Exercise prompt: Leaving out every picture, copy the lines of the data exactly, from the first through the line containing "const lepLimit = 80;".

Data segment:
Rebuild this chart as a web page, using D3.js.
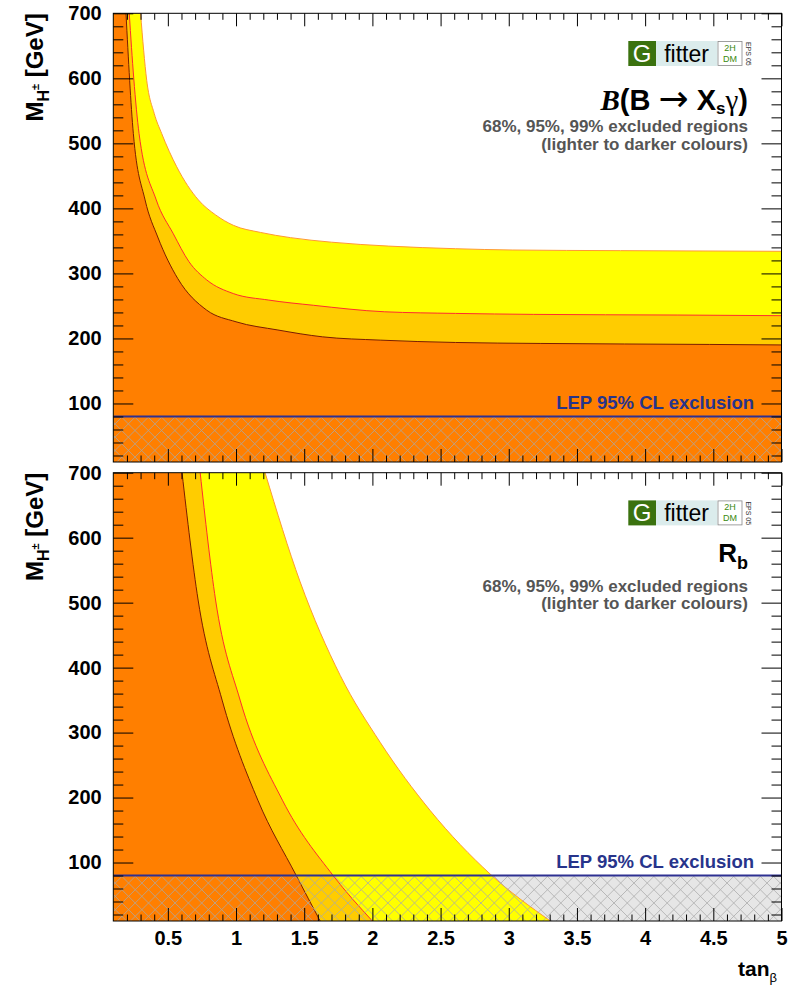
<!DOCTYPE html>
<html>
<head>
<meta charset="utf-8">
<script src="https://cdn.jsdelivr.net/npm/d3@7"></script>
<style>
  body { margin: 0; background: #fff; }
  svg { display: block; }
  text { font-family: "Liberation Sans", Arial, Helvetica, sans-serif; }
</style>
</head>
<body>
<svg id="chart" width="793" height="986"></svg>
<script>
// ---- axis ranges and ticks ----
const tanRange = [0.1, 5];
const massRange = [10, 700];
const xMajorTicks = [0.5, 1, 1.5, 2, 2.5, 3, 3.5, 4, 4.5, 5];
const yMajorTicks = [100, 200, 300, 400, 500, 600, 700];
const lepLimit = 80;

// ---- B -> Xs gamma: excluded-region boundaries (tan beta, M_H+ [GeV]) ----
const bsg68Tan = [0.30, 0.345, 0.40, 0.455, 0.565, 0.724, 0.85, 0.98, 1.18, 1.40, 1.70, 2.12, 2.61, 3.03, 3.82, 5.0];
const bsg68Mass = [700, 597, 546, 515, 464, 413, 390, 374, 363, 355, 348, 342, 338, 336, 335, 334];
const bsg95Tan = [0.217, 0.25, 0.289, 0.415, 0.54, 0.655, 0.785, 0.98, 1.24, 1.567, 2.09, 2.61, 3.18, 4.24, 5.0];
const bsg95Mass = [700, 600, 515, 413, 361, 318, 290, 269, 259, 251, 241, 238.5, 237, 236, 235];
const bsg99Tan = [0.193, 0.247, 0.333, 0.426, 0.573, 0.785, 1.0, 1.307, 1.633, 2.057, 2.61, 3.23, 4.47, 5.0];
const bsg99Mass = [700, 515, 413, 356, 292, 243.5, 225.6, 213, 202.5, 197.4, 193.8, 192.3, 190.8, 190];

// ---- R_b: excluded-region boundaries ----
const rb68Tan = [1.213, 1.47, 1.764, 2.057, 2.424, 2.865, 3.305];
const rb68Mass = [700, 532, 388, 285, 180, 82, 10];
const rb95Tan = [0.737, 0.85, 1.03, 1.34, 1.712, 2.0];
const rb95Mass = [700, 504, 350, 196, 80, 10];
const rb99Tan = [0.604, 0.722, 0.898, 1.16, 1.44, 1.617];
const rb99Mass = [700, 504, 350, 196, 80.6, 10];

const zip = (a, b) => a.map((v, i) => [v, b[i]]);

const panels = [
  {
    top: 13.3, bottom: 462,
    title: "bsg",
    contours: [
      { pts: zip(bsg68Tan, bsg68Mass), fill: "#ffff00", line: "#ff9933" },
      { pts: zip(bsg95Tan, bsg95Mass), fill: "#ffcc00", line: "#ff2d2d" },
      { pts: zip(bsg99Tan, bsg99Mass), fill: "#ff7f00", line: "#7a1c00" }
    ],
    xLabels: false
  },
  {
    top: 472.7, bottom: 921,
    title: "rb",
    contours: [
      { pts: zip(rb68Tan, rb68Mass), fill: "#ffff00", line: "#ff9933" },
      { pts: zip(rb95Tan, rb95Mass), fill: "#ffcc00", line: "#ff2d2d" },
      { pts: zip(rb99Tan, rb99Mass), fill: "#ff7f00", line: "#7a1c00" }
    ],
    xLabels: true
  }
];

const left = 113.3, right = 781.5;
const svg = d3.select("#chart");
const defs = svg.append("defs");

const xMinor = d3.range(2, 50).map(i => i / 10).filter(v => Math.abs(v * 2 - Math.round(v * 2)) > 1e-6);
const yMinor = d3.range(20, 700, 20).filter(v => v % 100 !== 0);

panels.forEach((p, pi) => {
  const x = d3.scaleLinear().domain(tanRange).range([left, right]);
  const y = d3.scaleLinear().domain(massRange).range([p.bottom, p.top]);
  const g = svg.append("g");

  const clipId = "clip" + pi;
  defs.append("clipPath").attr("id", clipId)
    .append("rect").attr("x", left).attr("y", p.top)
    .attr("width", right - left).attr("height", p.bottom - p.top);
  const hatchClip = "hatch" + pi;
  defs.append("clipPath").attr("id", hatchClip)
    .append("rect").attr("x", left).attr("y", y(lepLimit))
    .attr("width", right - left).attr("height", p.bottom - y(lepLimit));

  const plot = g.append("g").attr("clip-path", `url(#${clipId})`);

  plot.append("rect").attr("x", left).attr("y", p.top)
    .attr("width", right - left).attr("height", p.bottom - p.top).attr("fill", "#fff");
  // LEP-excluded band background
  plot.append("rect").attr("x", left).attr("y", y(lepLimit))
    .attr("width", right - left).attr("height", p.bottom - y(lepLimit)).attr("fill", "#e6e6e6");

  const curve = d3.line().x(d => x(d[0])).y(d => y(d[1])).curve(d3.curveMonotoneX);
  const edge = d3.line().x(d => x(d[0])).y(d => y(d[1]));
  p.contours.forEach(c => {
    const last = c.pts[c.pts.length - 1];
    const d = curve(c.pts) + "L" + edge([[last[0], massRange[0]], [tanRange[0], massRange[0]], [tanRange[0], massRange[1]]]).slice(1) + "Z";
    plot.append("path").attr("d", d).attr("fill", c.fill);
  });
  p.contours.forEach(c => {
    plot.append("path").attr("d", curve(c.pts)).attr("fill", "none")
      .attr("stroke", c.line).attr("stroke-width", 1);
  });

  // cross-hatching for the LEP exclusion
  const hatch = plot.append("g").attr("clip-path", `url(#${hatchClip})`)
    .attr("stroke", "#a9a9a9").attr("stroke-width", 0.9).attr("opacity", 0.85);
  const step = 13.3, hh = p.bottom - p.top;
  d3.range(left - hh - step * 2, right + step * 2, step).forEach(x0 => {
    hatch.append("line").attr("x1", x0).attr("y1", p.bottom).attr("x2", x0 + hh).attr("y2", p.bottom - hh);
    hatch.append("line").attr("x1", x0).attr("y1", p.bottom - hh).attr("x2", x0 + hh).attr("y2", p.bottom);
  });

  // LEP line
  plot.append("line").attr("x1", left).attr("x2", right)
    .attr("y1", y(lepLimit)).attr("y2", y(lepLimit))
    .attr("stroke", "#2e3192").attr("stroke-width", 2);

  // axes (ticks pointing inward)
  const axisStyle = sel => {
    sel.select(".domain").remove();
    sel.selectAll("line").attr("stroke", "#000").attr("stroke-width", 1);
    sel.selectAll("text").attr("font-size", 20).attr("font-weight", "bold").attr("fill", "#000")
      .style("font-family", '"Liberation Sans", Arial, sans-serif');
  };
  g.append("g").attr("transform", `translate(0,${p.bottom})`)
    .call(d3.axisBottom(x).tickValues(xMajorTicks).tickSize(-13).tickPadding(10)
      .tickFormat(p.xLabels ? d3.format("") : () => ""))
    .call(axisStyle);
  g.append("g").attr("transform", `translate(0,${p.bottom})`)
    .call(d3.axisBottom(x).tickValues(xMinor).tickSize(-6.5).tickFormat(() => "")).call(axisStyle);
  g.append("g").attr("transform", `translate(0,${p.top})`)
    .call(d3.axisTop(x).tickValues(xMajorTicks).tickSize(-13).tickFormat(() => "")).call(axisStyle);
  g.append("g").attr("transform", `translate(0,${p.top})`)
    .call(d3.axisTop(x).tickValues(xMinor).tickSize(-6.5).tickFormat(() => "")).call(axisStyle);
  g.append("g").attr("transform", `translate(${left},0)`)
    .call(d3.axisLeft(y).tickValues(yMajorTicks).tickSize(-20).tickPadding(11.6)).call(axisStyle);
  g.append("g").attr("transform", `translate(${left},0)`)
    .call(d3.axisLeft(y).tickValues(yMinor).tickSize(-10).tickFormat(() => "")).call(axisStyle);
  g.append("g").attr("transform", `translate(${right},0)`)
    .call(d3.axisRight(y).tickValues(yMajorTicks).tickSize(-20).tickFormat(() => "")).call(axisStyle);
  g.append("g").attr("transform", `translate(${right},0)`)
    .call(d3.axisRight(y).tickValues(yMinor).tickSize(-10).tickFormat(() => "")).call(axisStyle);

  // frame
  g.append("rect").attr("x", left).attr("y", p.top)
    .attr("width", right - left).attr("height", p.bottom - p.top)
    .attr("fill", "none").attr("stroke", "#000").attr("stroke-width", 1);

  // y-axis title
  const yt = g.append("text")
    .attr("transform", `translate(43,${p.top}) rotate(-90)`)
    .attr("text-anchor", "end").attr("font-size", 24).attr("font-weight", "bold");
  yt.append("tspan").text("M");
  yt.append("tspan").attr("font-size", 16).attr("dy", 6).text("H");
  yt.append("tspan").attr("font-size", 11).attr("dy", -10).text("±");
  yt.append("tspan").attr("dy", 4).text(" [GeV]");

  // logo
  const off = p.top;
  const lg = g.append("g").attr("transform", `translate(0,${off + 27.7})`);
  lg.append("rect").attr("x", 628.3).attr("y", 0).attr("width", 27.7).attr("height", 25).attr("fill", "#3b720f");
  lg.append("text").attr("x", 642.2).attr("y", 21).attr("text-anchor", "middle")
    .attr("font-size", 24).attr("fill", "#fff").text("G");
  lg.append("rect").attr("x", 656).attr("y", 0).attr("width", 61.3).attr("height", 25).attr("fill", "#dbecec");
  lg.append("text").attr("x", 686.6).attr("y", 20.5).attr("text-anchor", "middle")
    .attr("font-size", 23).attr("fill", "#000").text("fitter");
  lg.append("rect").attr("x", 718).attr("y", 0.5).attr("width", 24).attr("height", 24)
    .attr("fill", "#fff").attr("stroke", "#888").attr("stroke-width", 0.8);
  lg.append("text").attr("x", 730).attr("y", 10).attr("text-anchor", "middle")
    .attr("font-size", 9).attr("fill", "#3b8a0f").text("2H");
  lg.append("text").attr("x", 730).attr("y", 21).attr("text-anchor", "middle")
    .attr("font-size", 9).attr("fill", "#3b8a0f").text("DM");
  lg.append("text").attr("transform", "translate(745.5,1) rotate(90)")
    .attr("font-size", 7).attr("fill", "#333").text("EPS 05");

  // title
  const tx = 748;
  if (p.title === "bsg") {
    const t = g.append("text").attr("x", tx).attr("y", off + 96.7).attr("text-anchor", "end")
      .attr("font-size", 29).attr("font-weight", "bold");
    t.append("tspan").style("font-family", '"Liberation Serif", serif').attr("font-style", "italic").text("B");
    t.append("tspan").text("(B ");
    t.append("tspan").style("font-family", '"DejaVu Sans", sans-serif').attr("font-weight", "normal")
      .attr("font-size", 36).attr("dy", 1).text("→");
    t.append("tspan").attr("dy", -1).text(" X");
    t.append("tspan").attr("font-size", 17).attr("dy", 4).text("s");
    t.append("tspan").attr("dy", -4).style("font-family", '"Liberation Serif", serif').attr("font-weight", "normal").text("γ");
    t.append("tspan").text(")");
  } else {
    const t = g.append("text").attr("x", tx).attr("y", off + 89).attr("text-anchor", "end")
      .attr("font-size", 26).attr("font-weight", "bold");
    t.append("tspan").text("R");
    t.append("tspan").attr("font-size", 18).attr("dy", 7).text("b");
  }
  g.append("text").attr("x", tx).attr("y", off + 119).attr("text-anchor", "end")
    .attr("font-size", 17).attr("font-weight", "bold").attr("fill", "#555").text("68%, 95%, 99% excluded regions");
  g.append("text").attr("x", tx).attr("y", off + 136.5).attr("text-anchor", "end")
    .attr("font-size", 17).attr("font-weight", "bold").attr("fill", "#555").text("(lighter to darker colours)");

  // LEP label
  g.append("text").attr("x", 754).attr("y", y(lepLimit) - 7.5).attr("text-anchor", "end")
    .attr("font-size", 18.5).attr("font-weight", "bold").attr("fill", "#27348b").text("LEP 95% CL exclusion");
});

// x-axis title
const xt = svg.append("text").attr("x", 777).attr("y", 976).attr("text-anchor", "end")
  .attr("font-size", 21).attr("font-weight", "bold");
xt.append("tspan").text("tan");
xt.append("tspan").attr("font-size", 13).attr("font-weight", "normal").attr("dy", 6).text("β");
</script>
</body>
</html>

Answer to the problem:
Rebuild this chart as a web page, using D3.js.
<!DOCTYPE html>
<html>
<head>
<meta charset="utf-8">
<script src="https://cdn.jsdelivr.net/npm/d3@7"></script>
<style>
  body { margin: 0; background: #fff; }
  svg { display: block; }
  text { font-family: "Liberation Sans", Arial, Helvetica, sans-serif; }
</style>
</head>
<body>
<svg id="chart" width="793" height="986"></svg>
<script>
// ---- axis ranges and ticks ----
const tanRange = [0.1, 5];
const massRange = [10, 700];
const xMajorTicks = [0.5, 1, 1.5, 2, 2.5, 3, 3.5, 4, 4.5, 5];
const yMajorTicks = [100, 200, 300, 400, 500, 600, 700];
const lepLimit = 80;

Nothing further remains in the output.